Next school year, Oak Park and River Forest High School will welcome its newest staff member: a four-legged, tail-wagging furry friend set to make a difference in the school atmosphere.
For the past six years, students have had the opportunity to utilize therapy dogs during the end-of-semester DeStress with Dogs event sponsored by Healthy Youth Peer Educators (HYPE), which supports mental health and mental wellness initiatives in the school. Now the OPRF administration is moving to acquire its very own full-time therapy dog.

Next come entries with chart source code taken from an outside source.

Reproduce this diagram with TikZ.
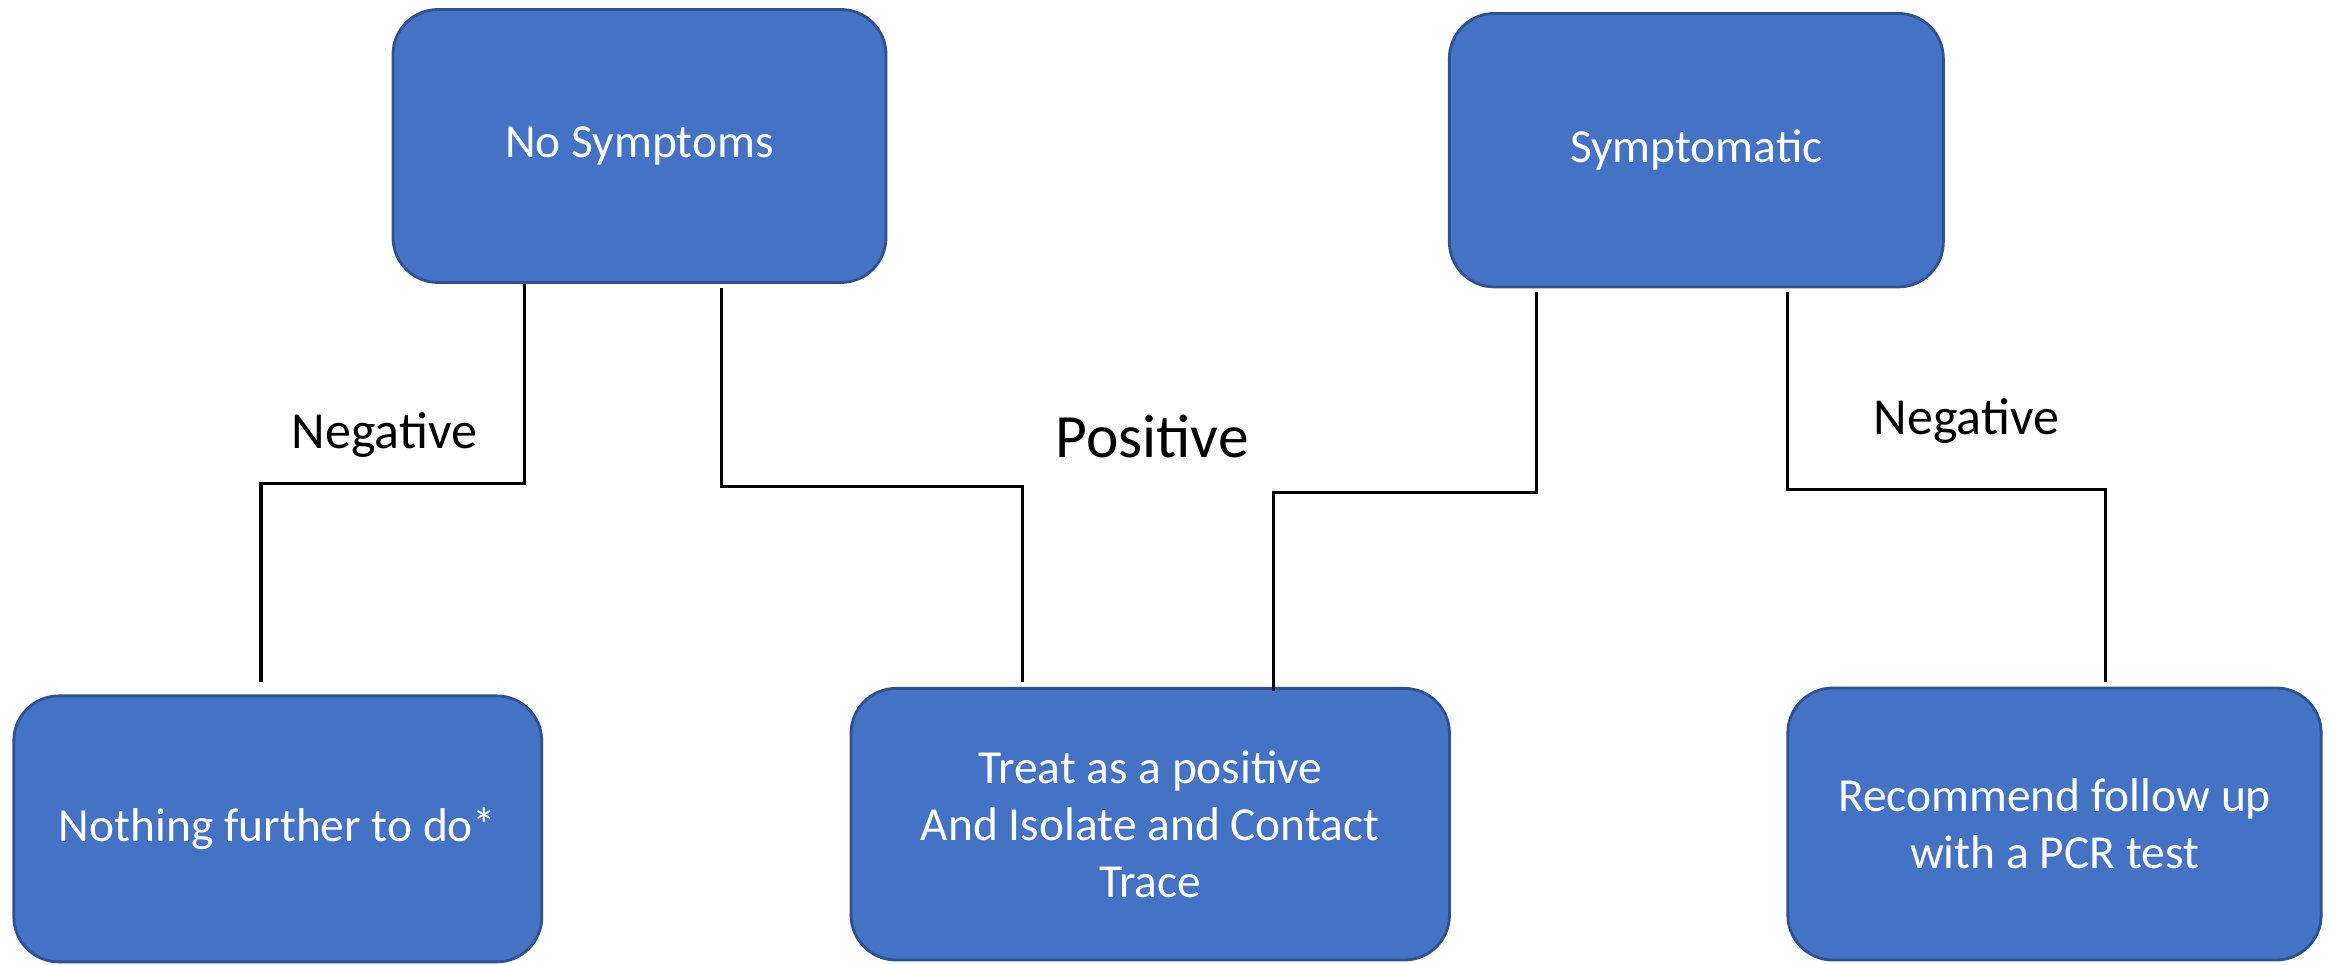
\documentclass[tikz,border=0pt]{standalone}
\usepackage{fontspec}
\setmainfont{Carlito}
\usepackage{tikz}
\usetikzlibrary{calc}
\definecolor{boxblue}{RGB}{68,114,196}
\definecolor{boxedge}{RGB}{47,82,143}
\tikzset{
  testbox/.style={draw=boxedge,line width=0.8pt,fill=boxblue,text=white,rounded corners=0.45cm,
    inner sep=0pt,align=center,font=\fontsize{13.5}{16.3}\selectfont},
  link/.style={draw=black,line width=0.9pt},
  result/.style={anchor=base,font=\fontsize{14.8}{17}\selectfont}
}
\begin{document}
\begin{tikzpicture}
  \useasboundingbox (0,0) rectangle (23.35,9.64);
  % top row
  \node [testbox,minimum width=4.93cm,minimum height=2.73cm] (nosym) at (6.395,8.18) {No Symptoms};
  \node [testbox,minimum width=4.94cm,minimum height=2.735cm] (sympt) at (16.9635,8.138) {Symptomatic};
  % bottom row
  \node [testbox,minimum width=5.28cm,minimum height=2.66cm] (nothing) at (2.778,1.351) {\raisebox{-0.08cm}{Nothing further to do*}};
  \node [testbox,minimum width=5.985cm,minimum height=2.716cm] (treat) at (11.5025,1.398) {Treat as a positive\\And Isolate and Contact\\Trace};
  \node [testbox,minimum width=5.334cm,minimum height=2.72cm] (recom) at (20.545,1.40) {Recommend follow up\\with a PCR test};
  % connectors
  \draw [link] ([xshift=-1.153cm]nosym.south) -- ++(0,-2.0) -| ([xshift=-0.168cm,yshift=0.123cm]nothing.north);
  \draw [link] ([xshift=0.822cm,yshift=-0.04cm]nosym.south) -- ++(0,-1.987) -| ([xshift=-1.279cm,yshift=0.05cm]treat.north);
  \draw [link] ([xshift=-1.596cm,yshift=-0.04cm]sympt.south) -- ++(0,-2.005) -| ([xshift=1.233cm,yshift=-0.045cm]treat.north);
  \draw [link] ([xshift=0.915cm,yshift=-0.04cm]sympt.south) -- ++(0,-1.97) -| ([xshift=0.509cm,yshift=0.05cm]recom.north);
  % labels
  \node [result] (negL) at (3.845,5.153) {Negative};
  \node [result,font=\fontsize{17.5}{20}\selectfont] (pos) at (11.522,5.06) {Positive};
  \node [result] (negR) at (19.665,5.29) {Negative};
\end{tikzpicture}
\end{document}
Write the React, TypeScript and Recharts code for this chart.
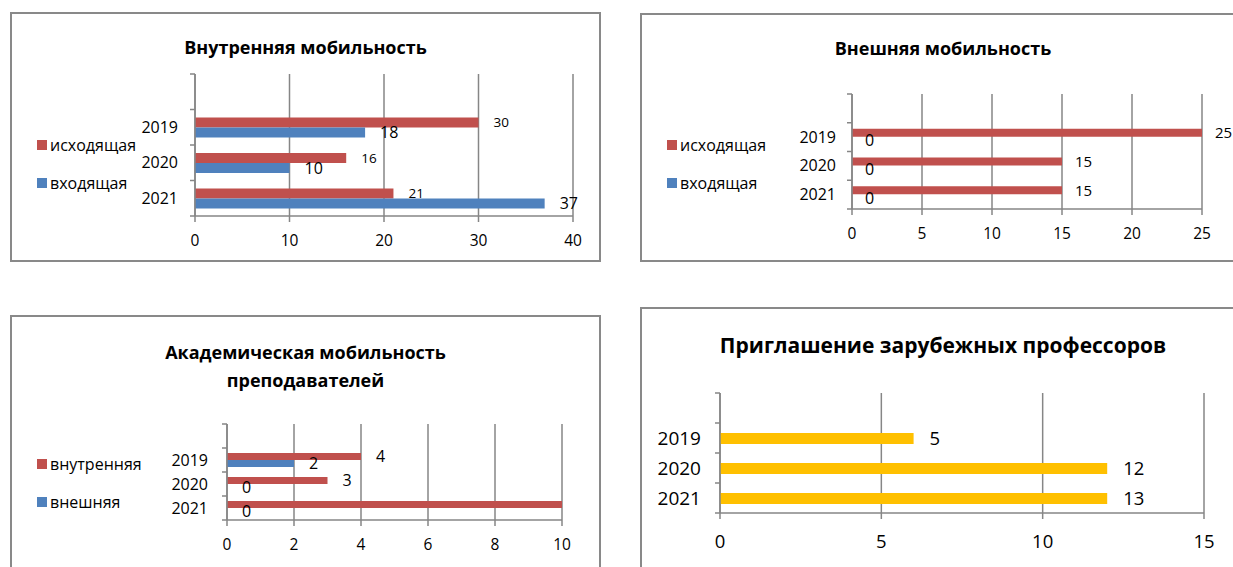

To obtain the dog, OPRF is partnering with Healing Hearts Comfort Dogs Inc., a volunteer 501(c)(3) non-profit organization that raises and trains working therapy dogs. Healing Hearts trains both comfort dogs, like the ones that have visited OPRF for DeStress with Dogs, and facility dogs, like the one coming to OPRF permanently. The dog will be geared towards supporting students’ mental and emotional well-being, working with classes, support groups, individual students and school-wide events to help create a supportive, positive atmosphere at school, according to HYPE Sponsor and Prevention and Wellness Coordinator Ginger Bencola, who has been pioneering the move to obtain the dog.
Unlike the rest of the staff at OPRF, the dog is not being paid through taxes. A grant from the Cebrin Goodman Center will help cover the one-time placement fee, as part of the funding they provide each year to support many of our prevention and wellness programs and initiatives. However, the primary handler, Bencola, is responsible for the full-time care of the dog.
“As the primary handler, I’ll be taking on having the dog live in my home, providing the full-time care, transporting the dog to and from school, and then supporting the dog to interact with students and staff here in the building,” said Bencola. Bencola has been advocating for an on-site therapy dog through various initatives.
“In my role as our wellness coordinator, I have worked with HYPE to bring in therapy dogs for de-stress days each semester and I have also partnered with some of our teachers and classes to bring in therapy dogs to support students with various needs,” said Bencola. “It was a combination of the successful programming that HYPE was running for all of our students, and then collaborating with teachers and staff to offer more support to classes, and seeing the demand and impact of therapy dogs in all of these settings that led us to pursue having a full-time therapy dog.”
Therapy dogs have been particularly impactful on the Special Education program at OPRF. Through Bencola’s initiatives, Special Education Teacher Claire Downs has had therapy dogs visit her instructional literacy and academic strategies classes, giving students a break from traditional academics to engage with the dog.
“It was very therapeutic; you could definitely feel a sense of calm come over the room when the dog came in,” said Downs. “A lot of times it would be a little chaotic in our setting. And when the dog came in, everyone would kind of calm down and relax, pet the dog.”
Lauren Conway, another special education teacher at OPRF, had similar experiences with therapy dogs visiting her classrooms.
“It gets students to come to school if they’re feeling anxious or nervous and were thinking of avoiding school if they know that the dog will be there on a certain day. It helps to get them out of bed and to get them into the building. It helps students to interact with the dog, maybe before they have a big test. It helps them to feel calmer if they’re just feeling maybe mad or crabby for the day. It helps them to feel happier.”
Downs and Conway have been working alongside Bencola to push for an on-site therapy dog. In addition to implementing therapy dogs into their classrooms, Downs and Conway have been major advocates for the administration to obtain a full-time therapy dog.
Many students are looking forward to the opportunity to connect with the future therapy dog. Junior Tate Van Duinen, who has visited the DeStress with Dog events, said, “Dogs provide support without judgment in a way humans can’t.”
“It only brings people joy. So I think the best thing about it, and the main argument, is why not? If it’s something that’s going to bring students and faculty joy, like, why? What’s the harm?” said Downs. “So why not have this extra support? Mainly for social-emotional, but just having another member of our community, that just has four legs.”